Winning that belt didn’t just make her champion—it made her a warning shot to the entire women’s division. You can’t stop a woman who’s already burned her own mask. You can’t intimidate someone who willingly became the monster under the bed.

And then, just when you thought she’d stay in Mexico where the blood flowed warm and the fans were addicted to her villainy, she showed up in Ring of Honor like a hangover nobody asked for. July 11, 2025. Supercard of Honor. The Worldwide Women’s Wild Card four-way match. A shot at the interim ROH Women’s World Television title. She didn’t win—that went to Mina Shirakawa—but she made sure everyone remembered her name, and the bruise pattern she left on their chests.

She’s not done with America. Not by a long shot. There’s a certain poetry in her loop: born in Texas, baptized in Mexico, storming back into the U.S. with a championship on her hip and a chip on her shoulder.

Inside the ring, she’s less wrestler, more barroom brawler. Her style’s a mix of desperation and domination, like a storm that doesn’t know if it wants to drown you or set your house on fire. She doesn’t chain wrestle. She tears. She claws. Her dropkick’s less a move and more a statement. Her DDT? That’s a mugging with grace.

Outside the ring, she’s an enigma wrapped in a bachelor’s degree. Yeah, she studied kinesiology. She knows how muscles work—how they snap, how they scream, how to exploit every inch of anatomy. She’s not just a bruiser; she’s a tactician in mascara, a bad girl who can quote recovery times and then drop you on your head.

Feuds? There’ve been plenty. But the most electric was her scrap with Tessa Blanchard—a clash of ego, lineage, and raw disdain. If Blanchard came in looking like legacy wrapped in entitlement, Persephone was the street-smart hurricane sent to wreck the dynasty. Their matches weren’t just contests; they were prison riots with referees.

And still, she rolls on.

You don’t get a woman like Persephone often. Not one who writes her biography in suplexes and heel stomps. Not one who sees the bright lights and doesn’t blink, just flips them off and moonsaults into destiny. She’s the kind of wrestler old men remember in dive bars. “She was mean,” they’ll say, nursing a Modelo. “Mean, but goddamn she was good.”
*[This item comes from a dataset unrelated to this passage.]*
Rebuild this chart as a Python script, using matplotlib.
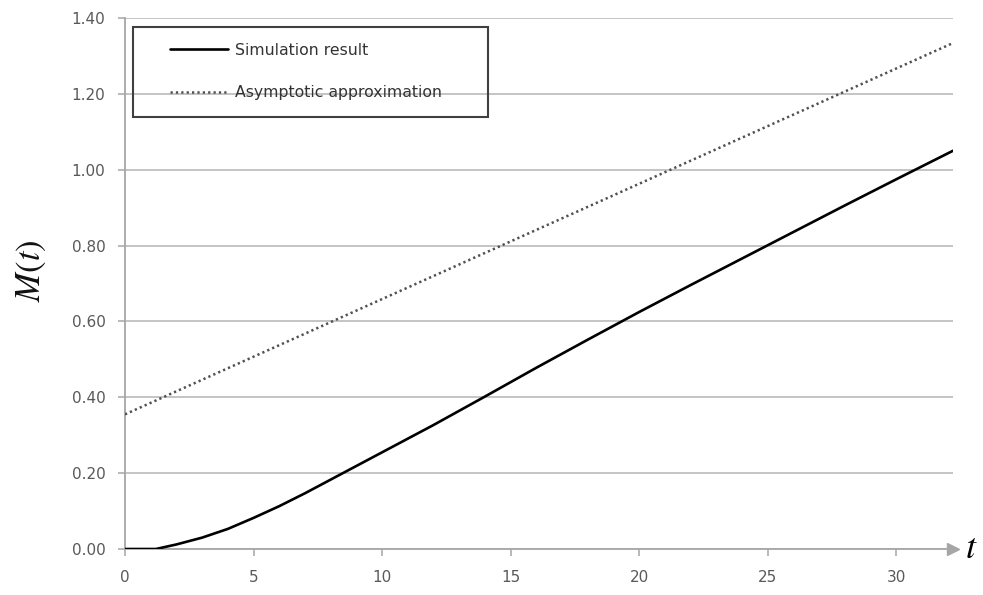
import matplotlib
matplotlib.use("Agg")
import matplotlib.pyplot as plt
from matplotlib.patches import Rectangle

plt.rcParams["mathtext.fontset"] = "stix"

# Simulated mean M(t) against time t
t_sim = [0, 1, 1.2, 2, 3, 4, 5, 6, 7, 8, 9, 10, 12, 14, 16, 18, 20, 22, 24, 26, 28, 30, 32.2]
m_sim = [0.0, 0.0, 0.0, 0.012, 0.030, 0.053, 0.082, 0.113, 0.147, 0.183, 0.219, 0.255,
         0.327, 0.402, 0.478, 0.552, 0.625, 0.696, 0.766, 0.836, 0.906, 0.975, 1.050]

# Straight-line asymptote
t_asym = [0, 32.2]
m_asym = [0.355, 1.334]

x_ticks = [0, 5, 10, 15, 20, 25, 30]
y_ticks = [0.0, 0.2, 0.4, 0.6, 0.8, 1.0, 1.2, 1.4]

grid_c = "#bfbfbf"
axis_c = "#a6a6a6"
label_c = "#595959"

W, H = 983, 595
fig = plt.figure(figsize=(W / 100, H / 100), dpi=100)
ax = fig.add_axes([125 / W, 1 - 549 / H, (953 - 125) / W, (549 - 18) / H])

ax.plot(t_sim, m_sim, color="black", lw=1.9, solid_capstyle="round",
        label="Simulation result", zorder=3)
ax.plot(t_asym, m_asym, color="#505050", lw=1.8, linestyle=(0, (0.9, 1.25)),
        label="Asymptotic approximation", zorder=3)

ax.set_xlim(0, 32.2)
ax.set_ylim(0, 1.4)
ax.set_xticks(x_ticks)
ax.set_yticks(y_ticks)
ax.set_yticklabels([f"{v:.2f}" for v in y_ticks])

ax.yaxis.grid(True, color=grid_c, lw=1.3)
ax.set_axisbelow(True)
for s in ("top", "right"):
    ax.spines[s].set_visible(False)
for s in ("left", "bottom"):
    ax.spines[s].set_color(axis_c)
    ax.spines[s].set_linewidth(1.3)

ax.tick_params(axis="both", colors=axis_c, labelcolor=label_c, labelsize=11,
               length=5, width=1.1)
ax.tick_params(axis="x", pad=10)
ax.tick_params(axis="y", pad=9)

# Arrow head at the end of the time axis
ax.plot(1.0, 0, marker=">", markersize=9, color=axis_c, transform=ax.get_yaxis_transform(),
        clip_on=False, zorder=4)

ax.text(1.014, 0.003, "$t$", transform=ax.get_yaxis_transform(), fontsize=26,
        va="center", ha="left", color="black")
ax.set_ylabel("$M(t)$", fontsize=25, color="#111111")
ax.yaxis.set_label_coords(-0.093, 0.525)

# Legend entries, with a separately drawn frame around them
leg = ax.legend(loc="upper left", bbox_to_anchor=(0.054, 0.953),
                frameon=False, fontsize=11.3, handlelength=3.7,
                handletextpad=0.45, labelspacing=1.75, borderpad=0,
                borderaxespad=0)
for txt in leg.get_texts():
    txt.set_color("#333333")

frame = Rectangle((133 / W, 1 - 117 / H), (488 - 133) / W, (117 - 27) / H,
                  transform=fig.transFigure, fill=False, edgecolor="#404040",
                  linewidth=1.5, zorder=5)
fig.patches.append(frame)

fig.savefig("out.png", dpi=100)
Even now, as she headlines cards in CMLL and teases more U.S. appearances, the whispers are starting: AEW? NWA? WWE? Could be. But wherever she goes, expect the paint to peel and the floorboards to creak. She doesn’t enter quietly.

Persephone doesn’t want to inspire little girls. She wants to terrify them into strength. She’s not a role model; she’s a cautionary tale that decided to live out loud. Wrestling needs saints and sinners. It needs fireworks and funeral marches. Persephone is both. A firecracker lit at both ends. A myth in motion. A ruda with a roadmap to hell—and she’s just getting started.

God help whoever tries to stop her. Hell didn’t. Neither will you.